Report how many lines of the following entries include the string "matplotlib"; respond with the number alone.

### [Source records]
== == ==

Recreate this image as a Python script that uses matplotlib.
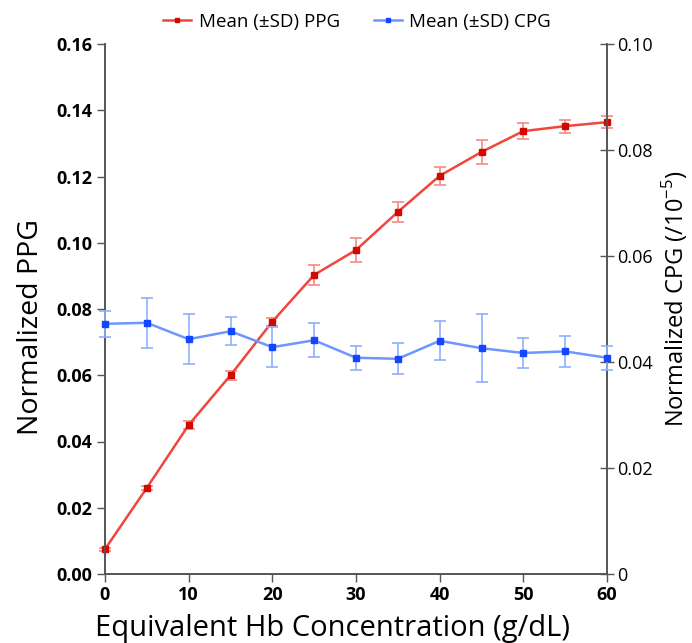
import matplotlib
matplotlib.use("Agg")
import matplotlib.pyplot as plt
from matplotlib.lines import Line2D

plt.rcParams['font.family'] = ['Open Sans', 'DejaVu Sans']
plt.rcParams['mathtext.fontset'] = 'custom'
plt.rcParams['mathtext.rm'] = 'Open Sans'

hb = [0, 5, 10, 15, 20, 25, 30, 35, 40, 45, 50, 55, 60]
ppg_mean = [0.0075, 0.026, 0.045, 0.060, 0.0762, 0.0903, 0.0978, 0.1093, 0.1202, 0.1274, 0.1337, 0.1352, 0.1364]
ppg_sd = [0.0005, 0.0006, 0.0012, 0.0013, 0.0012, 0.0030, 0.0037, 0.0030, 0.0027, 0.0035, 0.0025, 0.0020, 0.0018]
cpg_mean = [0.0472, 0.0474, 0.0443, 0.0458, 0.0428, 0.0441, 0.0408, 0.0406, 0.0440, 0.0426, 0.0417, 0.0420, 0.0408]
cpg_sd = [0.0025, 0.0047, 0.0047, 0.0026, 0.0038, 0.0032, 0.0023, 0.0029, 0.0037, 0.0064, 0.0028, 0.0030, 0.0023]

left_ticks = [0.00, 0.02, 0.04, 0.06, 0.08, 0.10, 0.12, 0.14, 0.16]
right_ticks = [0, 0.02, 0.04, 0.06, 0.08, 0.10]
right_labels = ['0', '0.02', '0.04', '0.06', '0.08', '0.10']
x_ticks = [0, 10, 20, 30, 40, 50, 60]

red_line = '#f0463c'
red_mark = '#d10a00'
red_err = '#f58a84'
blue_line = '#6e96ff'
blue_mark = '#1446ff'
blue_err = '#8fb0ff'

fig = plt.figure(figsize=(6.92, 6.43), dpi=100)
ax = fig.add_axes([105/692, 69/643, 502/692, 530/643])
ax2 = ax.twinx()

ax.errorbar(hb, ppg_mean, yerr=ppg_sd, color=red_line, lw=1.8, ecolor=red_err,
            elinewidth=1.2, capsize=4, capthick=1.2, marker='s', ms=3.8,
            mfc=red_mark, mec=red_mark, clip_on=False, zorder=3)
ax2.errorbar(hb, cpg_mean, yerr=cpg_sd, color=blue_line, lw=1.8, ecolor=blue_err,
             elinewidth=1.2, capsize=4, capthick=1.2, marker='s', ms=3.8,
             mfc=blue_mark, mec=blue_mark, clip_on=False, zorder=3)

ax.set_xlim(0, 60)
ax.set_ylim(0, 0.16)
ax2.set_ylim(0, 0.10)
ax.set_xticks(x_ticks)
ax.set_yticks(left_ticks)
ax.set_yticklabels([f'{v:.2f}' for v in left_ticks], fontweight='bold', fontsize=13)
ax.set_xticklabels([str(v) for v in x_ticks], fontweight='bold', fontsize=13)
ax2.set_yticks(right_ticks)
ax2.set_yticklabels(right_labels, fontsize=13)

for a in (ax, ax2):
    a.spines['top'].set_visible(False)
    for s in ('left', 'right', 'bottom'):
        a.spines[s].set_color('#555555')
        a.spines[s].set_linewidth(1.2)
ax.tick_params(axis='both', direction='out', length=6, width=1, color='#555555', pad=3)
ax2.tick_params(axis='y', direction='inout', length=10, width=1, color='#555555', pad=2)

ax.set_ylabel('Normalized PPG', fontsize=20.5)
ax.yaxis.set_label_coords(-0.1195, 0.466)
ax.set_xlabel('Equivalent Hb Concentration (g/dL)', fontsize=21)
ax.xaxis.set_label_coords(0.454, -0.0755)
ax2.set_ylabel(r'Normalized CPG (/10$^{\mathregular{-5}}$)', fontsize=17)
ax2.yaxis.set_label_coords(1.106, 0.519)

handles = [
    Line2D([], [], color=red_line, lw=1.8, marker='s', ms=3.5, mfc=red_mark, mec=red_mark),
    Line2D([], [], color=blue_line, lw=1.8, marker='s', ms=3.5, mfc=blue_mark, mec=blue_mark),
]
fig.legend(handles, ['Mean (\u00b1SD) PPG', 'Mean (\u00b1SD) CPG'], loc='center',
           bbox_to_anchor=(0.516, 0.966), ncol=2, frameon=False, fontsize=13.5,
           handlelength=1.5, handletextpad=0.4, columnspacing=1.8)

fig.savefig('out.png', dpi=100)
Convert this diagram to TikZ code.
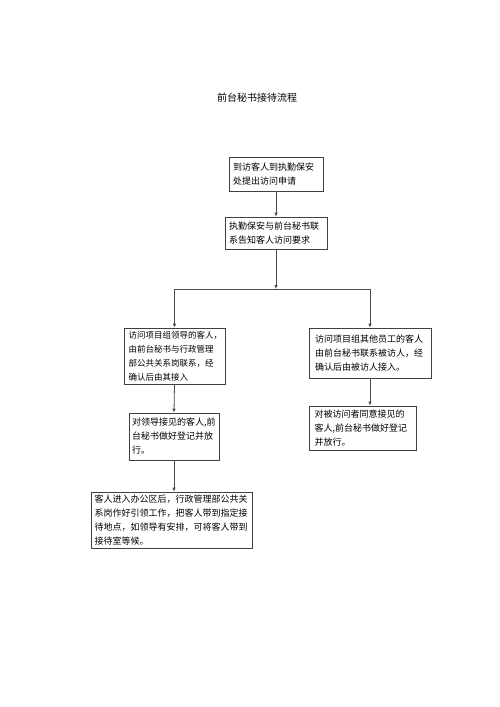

== == ==

### [Task result]
5